"Nada a dizer" e uma reflexão sobre masculinidade tóxica




A traição é um tema já muito explorado pelas artes, seja na literatura, no cinema, na música e onde mais o ser humano consegue transformar sua dor em matéria-prima. Falar sobre uma mulher traída pode esbarrar em muitos clichês, mas Elvira Vigna deu para essa obra um tom mais reflexivo do que acusatório e nos permitiu refletir sobre a origem do comportamento masculino brilhantemente exposto pela autora.

A personagem principal, uma mulher sem nome de 60 anos, descobre que seu marido a está traindo com “N”, uma jovem amiga da família. Na tentativa de entender todo o processo de traição, a personagem exige que o marido lhe conte tudo, desde o primeiro encontro até a descoberta do caso. Sem compreender a motivação dessas ações a esposa passa as 161 páginas fazendo uma reflexão de si mesma e de seu casamento em uma busca por razões. Ao mesmo tempo, seguimos uma linha de descobertas feitas por ela e acompanhamos de maneira muito dolorosa a traição - era como se eu pudesse sentir aquela angústia. 

Em uma de suas tentativas de se encontrar, a personagem resolve ser mais como “N”: chique, maquiada e extrovertida. O processo de culpa é extremamente comum em casos de traição, onde o motivo do ato é muitas vezes transferido para a mulher em um processo de legitimação do comportamento masculino. Não podemos negar que muitas vezes, como mulheres, já escutamos “se cuida, senão ele vai procurar em outro lugar o que não tem em casa” em uma forma de nos forçar a sermos sempre muito bonitas, agradáveis e eternamente dispostas ao sexo. A traição passa a ser uma busca por aquilo que o homem acha ser seu por direito e não uma transgressão de uma das coisas mais valiosas de um relacionamento fechado: a confiança.

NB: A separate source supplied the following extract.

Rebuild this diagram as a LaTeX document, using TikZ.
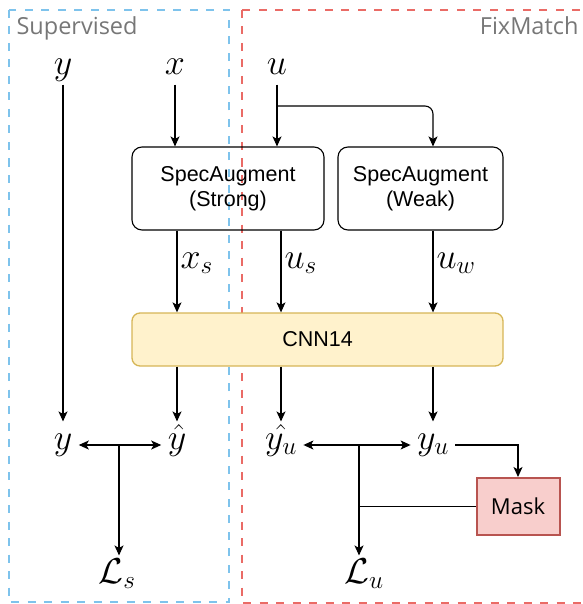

A construção social do ser homem e do ser mulher fez deles seres livres para buscar o exercício de sua sexualidade e fez delas submissas à serviço da manutenção dessa masculinidade. Quando a esposa de Elvira Vigna se volta primeiramente para si em busca do motivo, podemos ver claramente esse sistema entrando em vigor. No momento em que ela diz que até aceitaria se fosse um caso de uma noite, ela está entendendo que esses comportamentos transgressores são naturais aos homens e que nós, como mulheres devemos entendê-los. Quando não questionamos o quão tóxico se torna para nós esse eterno permitir que se dá aos homens, aceitamos as condições de não iguais e lubrificamos essa engrenagem do patriarcalismo.

A esposa, no fim, se vê livre dessas culpas. Em um processo doloroso de traição ela pôde entender que os anos passam e as rugas masculinas lhe abrem mais portas enquanto as femininas apenas as fecham, quando uma é sinônimo de experiência a outra é de desleixo em uma busca social pela infantilização das imagens femininas. Em um movimento onde não deixaremos mais passar esse tipo de comportamento, leituras como Nada a dizer têm muito a dizer apesar de seu título. A busca pela libertação do comportamento feminino imposto pode gerar também uma mudança no comportamento masculino, porque sabemos que, no fim, nem homens e nem mulheres se beneficiam da toxicidade dos papéis impostos.